The LX platform is Chrysler's full-size rear wheel drive automobile platform introduced in 2004 for the 2005 model year. The LX was developed in North America to supersede the previous Chrysler LH platform, which had been designed to allow it to be easily upgraded to rear and all-wheel drive. The LD Charger, 300 and LA Challenger cars are built at Brampton Assembly in Brampton, Ontario, Canada. The European variant and all RHD models were built in Graz, Austria by Magna Steyr from June 2005 until 2010, where they carried the platform designation of LE.

LX
Vehicles using the LX platform include:
 2005–2010 Chrysler 300 sedan, station wagon (LE Only)
 2005–2008 Dodge Magnum station wagon
 2006–2010 Dodge Charger sedan

Concept vehicles using this platform include:
 Chrysler Nassau sedan
 Chrysler Airflite sedan

LC
The LC platform is a shortened LX platform designed for the Challenger.

Vehicles using the LC/LA platform include:

 2008–2014, LC
 2015–Present, LA
Dodge Challenger coupe

Concept vehicles using this platform include:
 Chrysler 200C EV sedan

LD 
The LD platform was introduced in 2011 for the second generation of the Charger. It is an entirely redesigned and updated platform but is closely related to the original LX.

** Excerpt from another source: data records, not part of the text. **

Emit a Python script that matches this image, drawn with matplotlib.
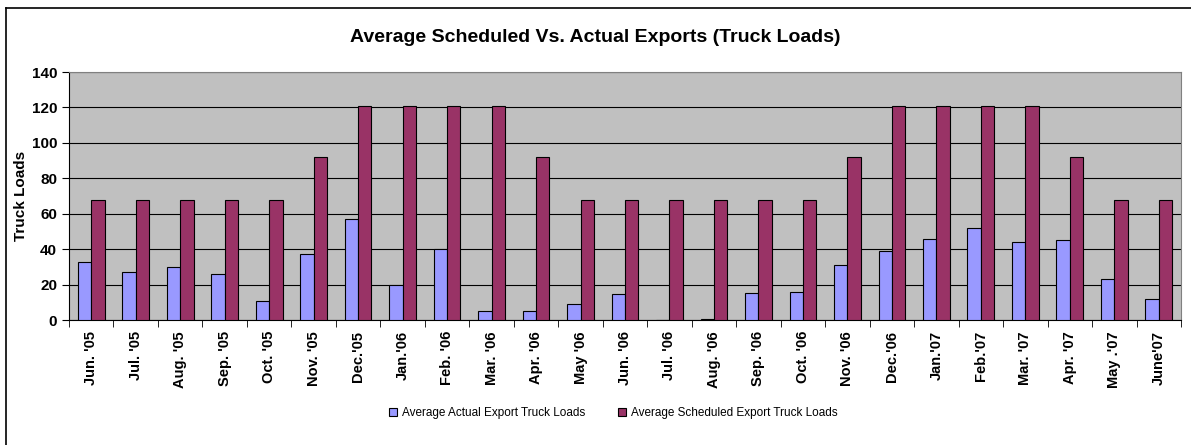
import numpy as np
import matplotlib.pyplot as plt
from matplotlib.lines import Line2D

months = ["Jun. '05", "Jul. '05", "Aug. '05", "Sep. '05", "Oct. '05", "Nov. '05", "Dec.'05",
          "Jan.'06", "Feb. '06", "Mar. '06", "Apr. '06", "May '06", "Jun. '06", "Jul. '06",
          "Aug. '06", "Sep. '06", "Oct. '06", "Nov. '06", "Dec.'06", "Jan.'07", "Feb.'07",
          "Mar. '07", "Apr. '07", "May .'07", "June'07"]
actual = [33, 27, 30, 26, 11, 37, 57, 20, 40, 5, 5, 9, 14.5, 0, 0.7, 15, 16, 31, 39, 46, 52, 44, 45, 23, 12]
scheduled = [68, 68, 68, 68, 68, 92, 121, 121, 121, 121, 92, 68, 68, 68, 68, 68, 68, 92, 121, 121, 121, 121, 92, 68, 68]

plt.rcParams['font.family'] = ['Liberation Sans', 'DejaVu Sans']

fig = plt.figure(figsize=(11.91, 4.45), dpi=100)
# outer chart frame (only top and left edges show in the original)
fig.lines.append(Line2D([6/1191, 1.0], [1-8/445, 1-8/445], transform=fig.transFigure, color='black', lw=1.2))
fig.lines.append(Line2D([6/1191, 6/1191], [0, 1-8/445], transform=fig.transFigure, color='black', lw=1.2))

ax = fig.add_axes([69/1191, 1-320/445, 1112/1191, 248/445])
ax.set_facecolor('#C0C0C0')

x = np.arange(len(months))
w = 0.3
ax.bar(x - w/2, actual, w, color='#9999FF', edgecolor='black', lw=0.8,
       label='Average Actual Export Truck Loads', zorder=3)
ax.bar(x + w/2, scheduled, w, color='#993366', edgecolor='black', lw=0.8,
       label='Average Scheduled Export Truck Loads', zorder=3)

ax.set_xlim(-0.5, len(months) - 0.5)
ax.set_ylim(0, 140)
ax.set_yticks(range(0, 141, 20))
ax.yaxis.grid(True, color='black', lw=0.8, zorder=1)
ax.set_axisbelow(True)
ax.set_xticks(x)
ax.set_xticklabels(months, rotation=90, fontsize=10.5, fontweight='bold')
ax.set_xticks(np.arange(-0.5, len(months), 1), minor=True)
ax.tick_params(axis='x', which='major', length=0, pad=8)
ax.tick_params(axis='x', which='minor', length=5, color='black')
ax.tick_params(axis='y', labelsize=11, length=5)
for lbl in ax.get_yticklabels():
    lbl.set_fontweight('bold')
ax.set_ylabel('Truck Loads', fontsize=11, fontweight='bold', labelpad=3)
for s in ['top', 'right']:
    ax.spines[s].set_color('#808080')
for s in ['left', 'bottom']:
    ax.spines[s].set_color('black')

fig.text(0.5, 1-37/445, 'Average Scheduled Vs. Actual Exports (Truck Loads)', ha='center',
         va='center', fontsize=14, fontweight='bold')
fig.legend(loc='center', bbox_to_anchor=(0.515, 1-413/445), ncol=2, frameon=False, fontsize=8.5,
           handlelength=0.7, handleheight=0.7, columnspacing=2.8, handletextpad=0.4)

fig.savefig('out.png', dpi=100)
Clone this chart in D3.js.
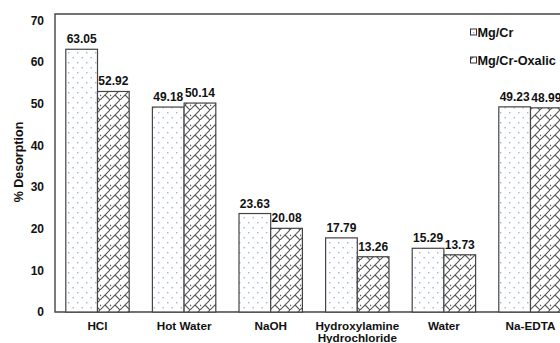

Vehicles using the LD platform include:

 2011–present Dodge Charger
 2011–2023 Chrysler 300
 2012–2015 Lancia Thema sedan

LA
The LA platform code has been used for the updated Dodge Challenger beginning in the 2015 model year. It was created primarily to allow the Challenger to use an eight speed automatic transmission.
 2015– Dodge Challenger coupe

LY
The LY platform is a lengthened LX platform used for:
 2006 Chrysler Imperial sedan concept car

Future LD Platform

In June 2018, former FCA CEO, Sergio Marchionne stated that Dodge Challenger and Charger will retain the current LD platform which will be heavily revised for the next generation. Many thoughts suggesting the current LD Platform cars would hit the Giorgio platform, however this was later debunked by Marchionne stating that the Giorgio is more suited towards sports oriented European vehicles instead of American muscle cars.